AB 979 law has a much too narrow definition of “underrepresented communities,” leaving out many identities who deserve to be included.
AB 979 was signed into law by Governor Gavin Newsom last year. This law requires that by the end of 2021, California-based publicly held corporations diversify their boards of directors.
AB 979 defines “Director from an underrepresented community” as an individual who self-identifies as Black, African American, Latinx, Asian, Pacific Islander, Native American, Native Hawaiian, or Alaska Native, or who self-identifies as gay, lesbian, bisexual, or transgender.
The passage of AB 979 last fall wasn’t the first time California stepped into the area of regulating board diversity. SB 826 similarly forced certain California corporations to diversify the gender of their boards. Slowly but surely, boards have been adding women to beat the deadline of the end of 2021 and avoid being fined. Because this is America, of course, people are trying to get this law thrown out through the legal system. There are still two active court cases trying to eliminate the requirements from SB 826. Similar litigation is expected against AB 979.
While AB 979 is an excellent start to expanding SB 826, it has significant shortcomings:
- SB 826 and AB 979 only apply to about 650 of the largest companies headquartered and incorporated in California. Smaller companies can still get away with all White, male, hetero-normal boards. Since boards steer corporate strategy and direction, bad board influences may sway company operation and values. You don’t get a diverse company without diverse employees *and* diverse board members.
- AB 979 only applies to people who identify as non-White and some very specific LGBTQ identities.

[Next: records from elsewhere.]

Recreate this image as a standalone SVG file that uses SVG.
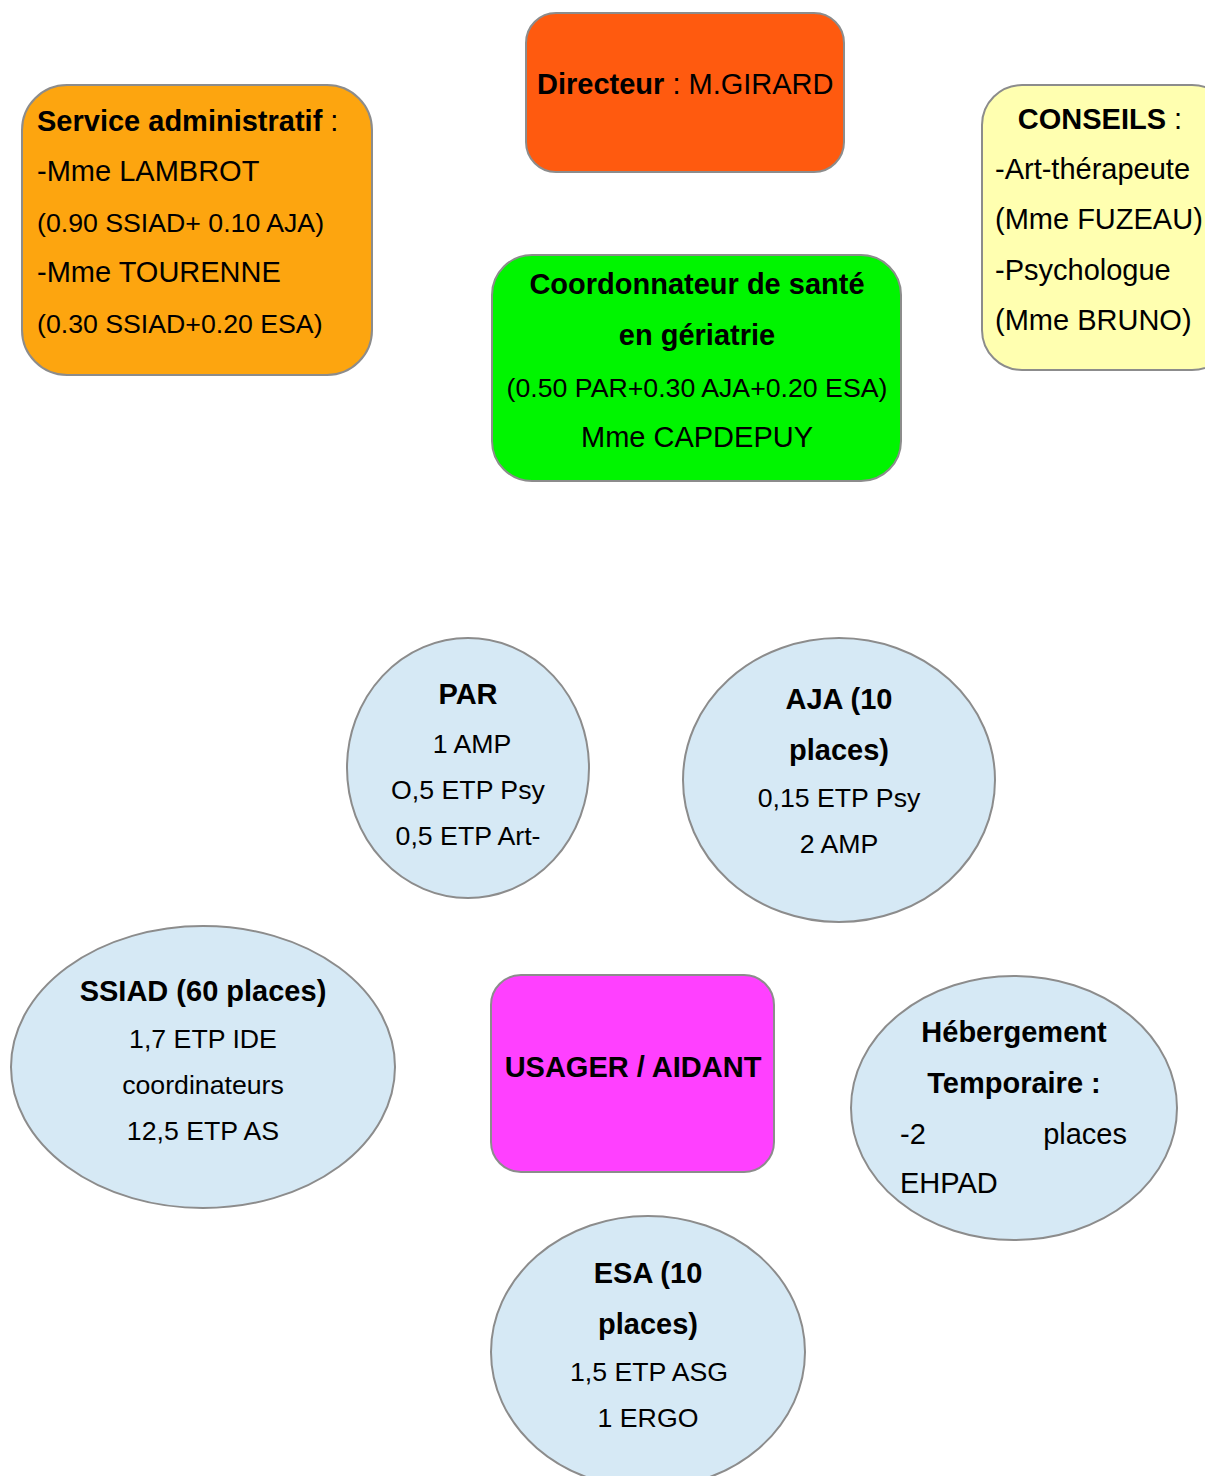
<svg xmlns="http://www.w3.org/2000/svg" width="1205" height="1476" viewBox="0 0 1205 1476">
<style>
.box{stroke:#8c8c8c;stroke-width:2}
.ell{fill:#d6e9f5;stroke:#8c8c8c;stroke-width:2}
text{font-family:"Liberation Sans",Arial,sans-serif;fill:#000}
.b{font-weight:bold;font-size:29px}
.r{font-size:26.7px}
.l{font-size:29px}
.p{font-size:26.7px}
.c{text-anchor:middle}
</style>
<rect width="1205" height="1476" fill="#fff"/>
<g id="connectors"/>
<g id="admin">
<rect class="box" x="22" y="85" width="350" height="290" rx="45" fill="#fda50f"/>
<text x="37" y="131" class="b">Service administratif<tspan font-weight="normal"> :</tspan></text>
<text x="37" y="181" class="l">-Mme LAMBROT</text>
<text x="37" y="232" class="p">(0.90 SSIAD+ 0.10 AJA)</text>
<text x="37" y="282" class="l">-Mme TOURENNE</text>
<text x="37" y="333" class="p">(0.30 SSIAD+0.20 ESA)</text>
</g>
<g id="directeur">
<rect class="box" x="526" y="13" width="318" height="159" rx="30" fill="#ff5a0f"/>
<text x="537" y="94" class="b">Directeur<tspan font-weight="normal"> : M.GIRARD</tspan></text>
</g>
<g id="conseils">
<rect class="box" x="982" y="85" width="250" height="285" rx="40" fill="#ffffb0"/>
<text x="1100" y="129" class="b c">CONSEILS<tspan font-weight="normal"> :</tspan></text>
<text x="995" y="179" class="l">-Art-thérapeute</text>
<text x="995" y="229" class="l">(Mme FUZEAU)</text>
<text x="995" y="280" class="l">-Psychologue</text>
<text x="995" y="330" class="l">(Mme BRUNO)</text>
</g>
<g id="coordonnateur">
<rect class="box" x="492" y="255" width="409" height="226" rx="40" fill="#00f500"/>
<text x="697" y="294" class="b c">Coordonnateur de santé</text>
<text x="697" y="345" class="b c">en gériatrie</text>
<text x="697" y="397" class="p c">(0.50 PAR+0.30 AJA+0.20 ESA)</text>
<text x="697" y="447" class="l c">Mme CAPDEPUY</text>
</g>
<g id="par">
<ellipse class="ell" cx="468" cy="768" rx="121" ry="130"/>
<text x="468" y="704" class="b c">PAR</text>
<text x="472" y="753" class="r c">1 AMP</text>
<text x="468" y="799" class="r c">O,5 ETP Psy</text>
<text x="468" y="845" class="r c">0,5 ETP Art-</text>
</g>
<g id="aja">
<ellipse class="ell" cx="839" cy="780" rx="156" ry="142"/>
<text x="839" y="709" class="b c">AJA (10</text>
<text x="839" y="760" class="b c">places)</text>
<text x="839" y="807" class="r c">0,15 ETP Psy</text>
<text x="839" y="853" class="r c">2 AMP</text>
</g>
<g id="ssiad">
<ellipse class="ell" cx="203" cy="1067" rx="192" ry="141"/>
<text x="203" y="1001" class="b c">SSIAD (60 places)</text>
<text x="203" y="1048" class="r c">1,7 ETP IDE</text>
<text x="203" y="1094" class="r c">coordinateurs</text>
<text x="203" y="1140" class="r c">12,5 ETP AS</text>
</g>
<g id="usager">
<rect class="box" x="491" y="975" width="283" height="197" rx="30" fill="#ff40ff"/>
<text x="633" y="1077" class="b c">USAGER / AIDANT</text>
</g>
<g id="hebergement">
<ellipse class="ell" cx="1014" cy="1108" rx="163" ry="132"/>
<text x="1014" y="1042" class="b c">Hébergement</text>
<text x="1014" y="1093" class="b c">Temporaire :</text>
<text x="900" y="1144" class="l">-2</text>
<text x="1127" y="1144" class="l" text-anchor="end">places</text>
<text x="900" y="1193" class="l">EHPAD</text>
</g>
<g id="esa">
<ellipse class="ell" cx="648" cy="1352" rx="157" ry="136"/>
<text x="648" y="1283" class="b c">ESA (10</text>
<text x="648" y="1334" class="b c">places)</text>
<text x="649" y="1381" class="r c">1,5 ETP ASG</text>
<text x="648" y="1427" class="r c">1 ERGO</text>
</g>
</svg>
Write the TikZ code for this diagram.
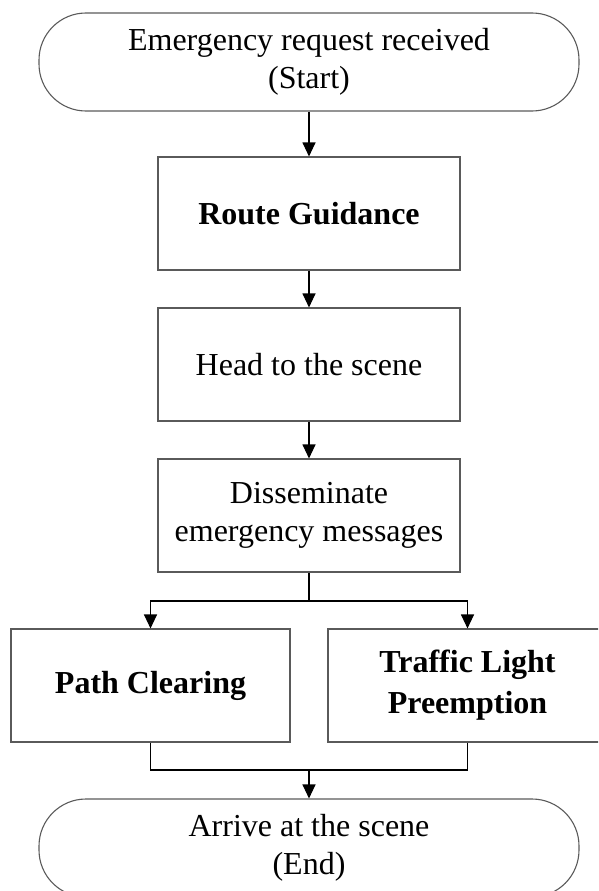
\documentclass[tikz,border=0pt]{standalone}
\usepackage{fontspec}
\setmainfont{Liberation Serif}
\usetikzlibrary{arrows.meta}
\definecolor{boxgray}{HTML}{5A5A5A}
\tikzset{
  term/.style={draw=boxgray, line width=1.1pt, rectangle, rounded corners=47pt,
    minimum width=540pt, minimum height=98pt, inner sep=0pt, align=center,
    font=\fontsize{32}{38}\selectfont},
  proc/.style={draw=boxgray, line width=1.1pt, rectangle,
    minimum width=302pt, minimum height=113pt, inner sep=0pt, align=center,
    font=\fontsize{32}{38}\selectfont},
  wideproc/.style={proc, minimum width=279pt},
  boldtxt/.style={font=\fontsize{32}{41}\selectfont\bfseries},
  conn/.style={draw=black, line width=1.1pt},
  arr/.style={conn, -{Triangle[length=14pt,width=13pt]}}
}
\begin{document}
\begin{tikzpicture}[x=1pt,y=-1pt]
\useasboundingbox (0,0) rectangle (598,891);
\clip (0,0) rectangle (598,891);
\node[term] (start) at (309,62) {Emergency request received\\(Start)};
\node[proc, boldtxt] (route) at (309,213.5) {Route Guidance};
\node[proc] (head) at (309,364.5) {Head to the scene};
\node[proc] (diss) at (309,515.5) {Disseminate\\emergency messages};
\node[wideproc, boldtxt] (path) at (150.5,685.5) {Path Clearing};
\node[wideproc, boldtxt] (tlp) at (467.5,685.5) {Traffic Light\\Preemption};
\node[term] (end) at (309,848) {Arrive at the scene\\(End)};
\coordinate (split) at (309,601);
\coordinate (merge) at (309,770);
\draw[arr] (start.south) -- (route.north);
\draw[arr] (route.south) -- (head.north);
\draw[arr] (head.south) -- (diss.north);
\draw[conn] (diss.south) -- (split);
\draw[arr] (split) -| (path.north);
\draw[arr] (split) -| (tlp.north);
\draw[conn] (path.south) |- (merge);
\draw[conn] (tlp.south) |- (merge);
\draw[arr] (merge) -- (end.north);
\end{tikzpicture}
\end{document}
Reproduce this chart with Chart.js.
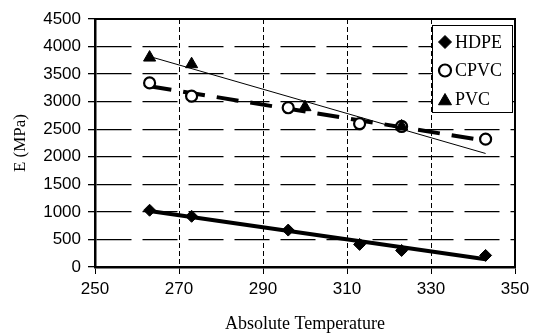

There is way more potential board diversity available than those two categories (three if you include gender from SB 826). Missing from AB 979 are:
- Other sexual orientation minorities such as two-spirited, asexual, pansexual, etc.
- Military status
- Caregiver status — wouldn’t it be great if hospitals were required to have at least one board member who was caregiving for someone with an incurable long-term issue like Alzheimer’s, ALS, cancer, or multiple sclerosis?
- Socioeconomic status — though one can argue that to have the experience that qualifies you for a board position, you are unlikely to belong to the lower socioeconomic categories.
Disability is the largest minority group. However, it doesn’t “feel” that way because there are five different disability categories, each impacting different life activities. Government-sponsored articles abound with discussions of how people with disabilities contribute to diversity, and businesses can enhance their competitive edge by integrating them into their workforce and as customers. So why not mandate that they be on corporate boards?
AB 979 is example number one of what we, as a society, absolutely MUST stop doing.
By failing to take an intersectional approach to diversity, the State of California has said, “You folx on this list? You’re good. We got your back. Folx not on the list, sorry, you are out of luck.”
Furthermore, for people with multiple identities, say, a Hispanic military veteran with a service acquired disability, the State seems to be saying: “Thank you for your service. From the perspective of corporate board directorship, the state is only interested in protecting the Hispanic part of your identity, not your veteran or disability status.”
There is still time to fix this. AB 979 is a phased-in law with various requirements depending on the board’s size that has independent deadlines in 2021 and 2022.
As is true for many cutting edge diversity and environmental protection laws, California must lead the way. No other state governments will go first, but some will follow. By California explicitly carving out protections for people with disabilities in board roles, maybe others would follow suit. It sets a standard that implicitly screams, “why don’t you include people with disabilities?” to others.
The SEC recently include disability as a category that could be disclosed by boards, but didn’t go as far as to require boards include disabled members. The Federal government seems to be waking up from its four-year slumber, including “disability” in equity and underserved community definitions. Hidden in the Biden administration’s day one flurry of executive orders was Section 2 in the Executive Order On Advancing Racial Equity and Support for Underserved Communities Through the Federal Government. There Biden specifically added people with disabilities and LGBTQ status to the federal government definition of underserved communities.